Это очевидное преимущество простой и естественной «животной» жизни над сутолокой человеческого бытия не укрылось и от глаз зощенковского героя.
Звери, например. Предположим, животные. Ну, там, скажем, кошки, собаки, петухи, пауки и так далее. Или даже в крайнем случае взять — дикие звери. Слоны там. Отчасти жирафы. И так далее.
Так у этих зверей, согласно учению Брема, ничего подобного вроде того, что у нас, не бывает. Они, как это ни странно, коварства почти не понимают. И там у них этого нету...
И жизнь у них протекает сравнительно гладко, без особого арапства, среди красивых картин природы, в тиши лесов и полей.
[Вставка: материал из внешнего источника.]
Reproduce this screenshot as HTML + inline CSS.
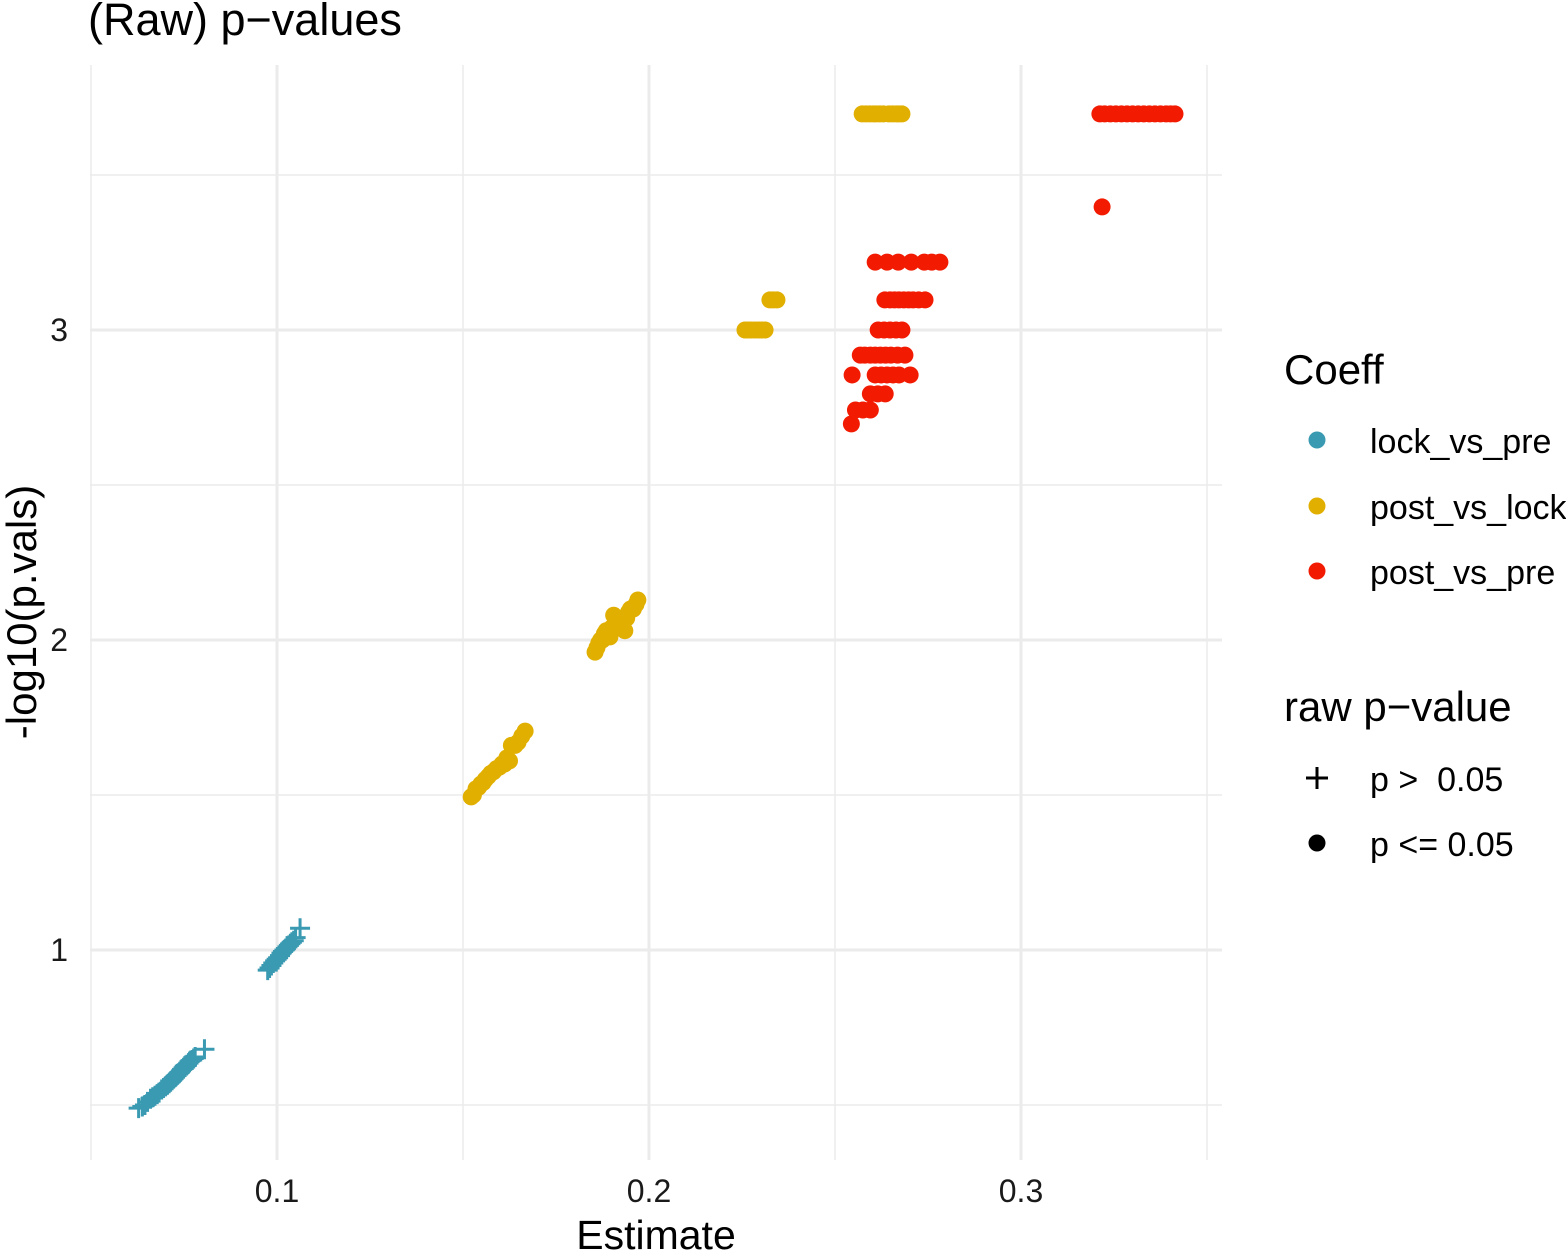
<!DOCTYPE html>
<html><head><meta charset="utf-8"><style>
body{margin:0;background:#fff}
svg{display:block;font-family:"Liberation Sans",Arial,sans-serif}
</style></head><body>
<svg id="chart" width="1566" height="1251"></svg>
<script>
const blueX=[0.0628,0.0638,0.0645,0.0652,0.066,0.0666,0.0672,0.0678,0.0683,0.069,0.0695,0.07,0.0705,0.071,0.0714,0.0718,0.0722,0.0726,0.073,0.0734,0.0738,0.0742,0.0745,0.0749,0.0752,0.0755,0.0758,0.0762,0.0765,0.0768,0.0772,0.0776,0.078,0.0805,0.0975,0.098,0.0985,0.099,0.0995,0.0999,0.1003,0.1008,0.1012,0.1016,0.102,0.1024,0.1028,0.1032,0.1036,0.104,0.1045,0.105,0.1062];
const blueY=[0.49,0.495,0.50,0.51,0.52,0.525,0.53,0.535,0.54,0.55,0.555,0.56,0.565,0.57,0.575,0.58,0.585,0.59,0.595,0.60,0.605,0.61,0.615,0.62,0.625,0.628,0.63,0.635,0.64,0.643,0.645,0.65,0.655,0.68,0.935,0.942,0.95,0.958,0.965,0.97,0.975,0.982,0.99,0.995,1.0,1.005,1.01,1.015,1.02,1.025,1.03,1.04,1.07];
const yelX=[0.1522,0.1528,0.1535,0.1542,0.1548,0.1554,0.156,0.1568,0.1575,0.1582,0.159,0.1598,0.1605,0.1612,0.1618,0.1625,0.163,0.164,0.1648,0.1658,0.1667,0.1855,0.186,0.1865,0.187,0.1875,0.188,0.1885,0.189,0.1895,0.19,0.1905,0.191,0.1915,0.192,0.1925,0.193,0.1935,0.194,0.1945,0.195,0.1958,0.1965,0.197,0.2258,0.2266,0.2275,0.2285,0.2295,0.2303,0.2312,0.2325,0.2334,0.2344,0.2573,0.2583,0.2593,0.2603,0.261,0.262,0.263,0.2645,0.2655,0.2665,0.2672,0.268];
const yelY=[1.494,1.50,1.52,1.525,1.535,1.54,1.55,1.56,1.57,1.575,1.585,1.59,1.60,1.60,1.62,1.61,1.66,1.66,1.67,1.69,1.706,1.961,1.975,1.99,2.0,2.0,2.02,2.03,2.02,2.01,2.04,2.08,2.05,2.04,2.07,2.06,2.05,2.03,2.07,2.09,2.1,2.10,2.115,2.129,3.0,3.0,3.0,3.0,3.0,3.0,3.0,3.097,3.097,3.097,3.697,3.697,3.697,3.697,3.697,3.697,3.697,3.697,3.697,3.697,3.697,3.697];
const redX=[0.3212,0.3225,0.324,0.3255,0.327,0.3285,0.33,0.3315,0.333,0.3345,0.336,0.3375,0.339,0.3402,0.3414,0.3218,0.2608,0.264,0.267,0.2705,0.274,0.276,0.2782,0.2634,0.2648,0.266,0.2672,0.2685,0.2698,0.271,0.2725,0.2742,0.2616,0.2632,0.2648,0.2664,0.268,0.2568,0.258,0.2595,0.2608,0.2622,0.2636,0.265,0.2668,0.2688,0.2546,0.2608,0.2624,0.264,0.2656,0.2672,0.2702,0.2595,0.2615,0.2635,0.2555,0.2575,0.2595,0.2544];
const redY=[3.697,3.697,3.697,3.697,3.697,3.697,3.697,3.697,3.697,3.697,3.697,3.697,3.697,3.697,3.697,3.397,3.219,3.219,3.219,3.219,3.219,3.219,3.219,3.097,3.097,3.097,3.097,3.097,3.097,3.097,3.097,3.097,3.0,3.0,3.0,3.0,3.0,2.919,2.919,2.919,2.919,2.919,2.919,2.919,2.919,2.919,2.855,2.855,2.855,2.855,2.855,2.855,2.855,2.794,2.794,2.794,2.742,2.742,2.742,2.697];
const xTicks=[0.1,0.2,0.3];
const xMinor=[0.05,0.15,0.25,0.35];
const yTicks=[1,2,3];
const yMinor=[0.5,1.5,2.5,3.5];
const xs=v=>277+(v-0.1)*3720;
const ys=v=>330-(v-3)*310;
const svg=document.getElementById('chart');
const NS='http://www.w3.org/2000/svg';
function mk(tag,attrs,parent){const e=document.createElementNS(NS,tag);for(const k in attrs)e.setAttribute(k,attrs[k]);(parent||svg).appendChild(e);return e;}
const L=90,R=1222,T=65,B=1160;
xMinor.forEach(v=>{const l=mk('line',{x1:xs(v),x2:xs(v),y1:T,y2:B,stroke:'#ebebeb','stroke-width':1.5});

});
yMinor.forEach(v=>{const l=mk('line',{x1:L,x2:R,y1:ys(v),y2:ys(v),stroke:'#ebebeb','stroke-width':1.5});

});
xTicks.forEach(v=>{const l=mk('line',{x1:xs(v),x2:xs(v),y1:T,y2:B,stroke:'#ebebeb','stroke-width':3});


const t=mk('text',{x:xs(v),y:1202,'text-anchor':'middle','font-size':32,fill:'#1a1a1a'});t.textContent=v;

});
yTicks.forEach(v=>{const l=mk('line',{x1:L,x2:R,y1:ys(v),y2:ys(v),stroke:'#ebebeb','stroke-width':3});


const t=mk('text',{x:68,y:ys(v)+11,'text-anchor':'end','font-size':32,fill:'#1a1a1a'});t.textContent=v;

});
function plus(x,y,c){const g=mk('path',{d:`M${x-10},${y}H${x+10}M${x},${y-10}V${y+10}`,stroke:c,'stroke-width':3,fill:'none'});

}
blueX.forEach((v,i)=>plus(xs(v),ys(blueY[i]),'#3a9ab2'));
yelX.forEach((v,i)=>{const c=mk('circle',{cx:xs(v),cy:ys(yelY[i]),r:8.5,fill:'#e1af00'});

});
redX.forEach((v,i)=>{const c=mk('circle',{cx:xs(v),cy:ys(redY[i]),r:8.5,fill:'#f21a00'});

});
</script>
<div style="position:absolute;left:0;top:0;width:1566px;height:1251px;pointer-events:none">
<svg width="1566" height="1251" style="font-family:'Liberation Sans',Arial,sans-serif">
<text x="88" y="35" font-size="45" fill="#000">(Raw) p−values</text>
<text x="656" y="1249" font-size="41" text-anchor="middle">Estimate</text>
<text transform="translate(36,612) rotate(-90)" font-size="42" text-anchor="middle">-log10(p.vals)</text>
<g>
<text x="1284" y="384" font-size="42">Coeff</text>
<circle cx="1317" cy="440" r="8.5" fill="#3a9ab2"/><text x="1370" y="453" font-size="34">lock_vs_pre</text>
<circle cx="1317" cy="506" r="8.5" fill="#e1af00"/><text x="1370" y="519" font-size="34">post_vs_lock</text>
<circle cx="1317" cy="571" r="8.5" fill="#f21a00"/><text x="1370" y="584" font-size="34">post_vs_pre</text>
</g>
<g>
<text x="1284" y="721" font-size="42">raw p−value</text>
<path d="M1306,778H1328M1317,767V789" stroke="#000" stroke-width="3"/><text x="1370" y="791" font-size="34" style="white-space:pre">p &gt;  0.05</text>
<circle cx="1317" cy="843" r="8.5" fill="#000"/><text x="1370" y="856" font-size="34">p &lt;= 0.05</text>
</g>
</svg></div>
</body></html>
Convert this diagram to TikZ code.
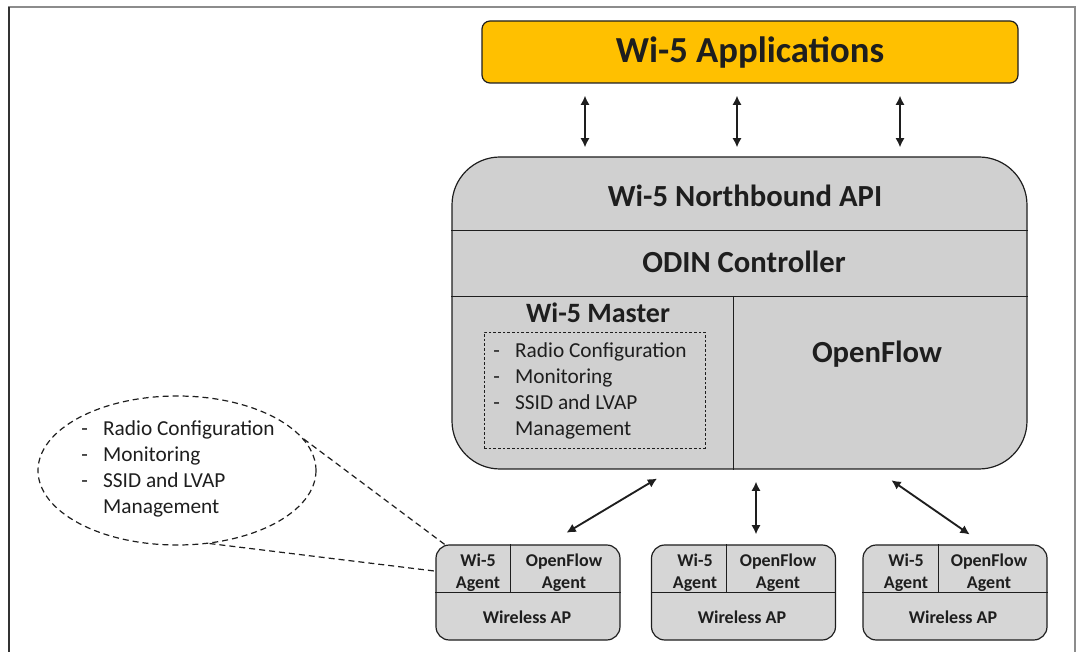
\documentclass[tikz,border=0pt]{standalone}
\usepackage{fontspec}
\setmainfont{Carlito}
\usetikzlibrary{positioning,shapes.geometric,arrows.meta,calc}
\definecolor{wifiGold}{HTML}{FFC000}
\definecolor{boxGray}{HTML}{D0D0D0}
\definecolor{apGray}{HTML}{D6D6D6}
\definecolor{inkDark}{HTML}{1E1E1E}
\tikzset{
  AppStyle/.style = { draw=inkDark, line width=0.9pt, fill=wifiGold, rounded corners=6pt,
    minimum width=402pt, minimum height=46.5pt, text=inkDark,
    font=\fontsize{27.5}{33}\selectfont\bfseries },
  CtrlStyle/.style = { draw=inkDark, line width=0.9pt, fill=boxGray, rounded corners=36pt,
    minimum width=431.25pt, minimum height=234pt },
  TitleStyle/.style = { font=\fontsize{23}{27}\selectfont\bfseries, text=inkDark, inner sep=0pt },
  ListStyle/.style = { font=\fontsize{16}{19.5}\selectfont, text=inkDark, inner sep=0pt },
  APStyle/.style = { draw=inkDark, line width=0.9pt, fill=apGray, rounded corners=10pt,
    minimum width=138pt, minimum height=71.25pt },
  CellText/.style = { align=center, text=inkDark, inner sep=0pt,
    font=\fontsize{13.5}{16.5}\selectfont\bfseries },
  Divider/.style = { draw=inkDark, line width=0.7pt },
  Duplex/.style = { {Latex[length=7pt,width=7pt]}-{Latex[length=7pt,width=7pt]},
    line width=1.4pt, draw=inkDark },
  ZoomLine/.style = { dash pattern=on 4.5pt off 3pt, line width=0.9pt, draw=inkDark } }
\newcommand\TaskList{%
  \begin{tabular}{@{}l@{\hspace{11.5pt}}l@{}}
    - & Radio Configuration\\
    - & Monitoring\\
    - & SSID and LVAP\\
      & Management
  \end{tabular}}

\begin{document}
\begin{tikzpicture}[x=0.75pt, y=-0.75pt]
  \useasboundingbox (0,0) rectangle (1083,652);
  % frame
  \draw[line width=1.2pt, draw=black!45] (9,660) -- (9,7) -- (1075,7) -- (1075,660);
  \draw[line width=1.6pt, draw=black!80] (9,660) -- (9,7);

  % applications and controller
  \node[AppStyle] (apps) at (750,52) {Wi-5 Applications};
  \node[CtrlStyle] (ctrl) at (739.5,313) {};
  \coordinate (cut1) at (733,230);
  \coordinate (cut2) at (733,296);
  \draw[Divider] (ctrl.west |- cut1) -- (ctrl.east |- cut1);
  \draw[Divider] (ctrl.west |- cut2) -- (ctrl.east |- cut2);
  \draw[Divider] (cut2) -- (cut2 |- ctrl.south);
  \node[TitleStyle, anchor=base] (api) at (745,207) {Wi-5 Northbound API};
  \node[TitleStyle, anchor=base] (odin) at (744,273) {ODIN Controller};
  \node[TitleStyle, anchor=base, font=\fontsize{21}{25}\selectfont\bfseries] (master) at (598,323) {Wi-5 Master};
  \node[TitleStyle, anchor=base] (oflow) at (877,363) {OpenFlow};
  \node[draw=inkDark, dash pattern=on 2pt off 1.5pt, line width=0.6pt,
    minimum width=165.75pt, minimum height=87pt] (mbox) at (594.5,390) {};
  \node[ListStyle, anchor=west] (mlist) at (493,391) {\TaskList};

  % applications <-> controller
  \draw[Duplex, shorten <=9pt, shorten >=6.75pt] (apps.south -| 585,0) -- (ctrl.north -| 585,0);
  \draw[Duplex, shorten <=9pt, shorten >=6.75pt] (apps.south -| 737,0) -- (ctrl.north -| 737,0);
  \draw[Duplex, shorten <=9pt, shorten >=6.75pt] (apps.south -| 900,0) -- (ctrl.north -| 900,0);

  % wireless APs
  \node[APStyle] (ap1) at (528,592.5) {};
  \coordinate (ap1h) at ($(ap1.north west)!0.495!(ap1.south west)$);
  \coordinate (ap1v) at ($(ap1.north west)!0.408!(ap1.north east)$);
  \draw[Divider] (ap1h) -- (ap1h -| ap1.east);
  \draw[Divider] (ap1v) -- (ap1v |- ap1h);
  \node[CellText] (ap1wa) at (478,573) {Wi-5\\Agent};
  \node[CellText] (ap1oa) at (564,573) {OpenFlow\\Agent};
  \node[CellText] (ap1ap) at (527,617) {Wireless AP};

  \node[APStyle] (ap2) at (743.5,592.5) {};
  \coordinate (ap2h) at ($(ap2.north west)!0.495!(ap2.south west)$);
  \coordinate (ap2v) at ($(ap2.north west)!0.408!(ap2.north east)$);
  \draw[Divider] (ap2h) -- (ap2h -| ap2.east);
  \draw[Divider] (ap2v) -- (ap2v |- ap2h);
  \node[CellText] (ap2wa) at (695,573) {Wi-5\\Agent};
  \node[CellText] (ap2oa) at (778,573) {OpenFlow\\Agent};
  \node[CellText] (ap2ap) at (742,617) {Wireless AP};

  \node[APStyle] (ap3) at (955,592.5) {};
  \coordinate (ap3h) at ($(ap3.north west)!0.495!(ap3.south west)$);
  \coordinate (ap3v) at ($(ap3.north west)!0.408!(ap3.north east)$);
  \draw[Divider] (ap3h) -- (ap3h -| ap3.east);
  \draw[Divider] (ap3v) -- (ap3v |- ap3h);
  \node[CellText] (ap3wa) at (906,573) {Wi-5\\Agent};
  \node[CellText] (ap3oa) at (989,573) {OpenFlow\\Agent};
  \node[CellText] (ap3ap) at (953,617) {Wireless AP};

  % controller <-> APs
  \draw[Duplex, shorten <=13pt, shorten >=17pt] (ctrl.south -| 672,0) -- (ap1.north -| 547,0);
  \draw[Duplex, shorten <=9pt, shorten >=7.5pt] (ctrl.south -| 756,0) -- (ap2.north -| 756,0);
  \draw[Duplex, shorten <=14pt, shorten >=13pt] (ctrl.south -| 876,0) -- (ap3.north -| 984,0);

  % zoomed task list
  \node[ellipse, ZoomLine, minimum width=208.5pt, minimum height=111.75pt] (zoom) at (177,470.5) {};
  \node[ListStyle, anchor=west] (zlist) at (81,469) {\TaskList};
  \draw[ZoomLine] (zoom.14) -- (ap1.150);
  \draw[ZoomLine] (zoom.-66) -- (ap1.167);
\end{tikzpicture}
\end{document}
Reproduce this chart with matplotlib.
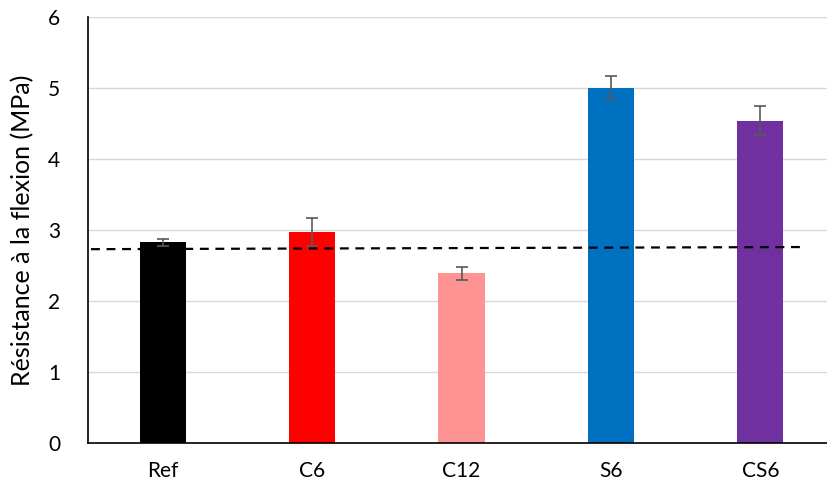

Другое дело, что им там все-таки проще обходиться. Как сказал поэт про какого-то, не помню, зверька — что-то такое:
И под каждым ей листкомБыл готов и стол и дом.Это, кажется, он сказал про какого-то отдельного представителя животного мира. Что-то такое в детстве читалось. Какая-то чепуха. И после заволокло туманом. Одним словом, речь шла там про какую-то птицу или про какую-то козу. Или, кажется, про белку. Что ей так легко живется и что ей, конечно, в голову не приходит ловчиться или там идти на всякие лесные комбинации и аферы.
Трудно сказать, какое чувство преобладает в отношении зощенковского героя к вышеописанным отдельным представителям животного мира. То ли зависть. То ли презрительная снисходительность. Во всяком случае, никакого такого особого пиетета по отношению к их высоким нравственным качествам у него нет, поскольку он твердо знает, что лично ему на эти высокие нравственные качества ориентироваться не приходится.
Но как бы то ни было, он все-таки не смеет отрицать очевидного нравственного превосходства этих отдельных представителей животного мира над человеком:
...это, вообще говоря, отчасти даже курьезно, что у людей это есть, а у остальных этого нету. А люди как бы все-таки, чего бы там ни говорили, в некотором роде есть венец создания, а не наоборот. И тем не менее у тех нету, а у этих есть...
Это всегда отчасти коробило и волновало наиболее честных специалистов-философов, проповедующих общее развитие и душевную бодрость.
«Нельзя допускать, — сказал в свое время славный философ Платон, — чтобы птицы и звери имели нравственное превосходство перед людьми».
Но с тех пор в ужасной, можно сказать, сутолоке жизни прошло что-то там, кажется, две тысячи лет, и эти так и продолжали иметь то, чего не было у зверей.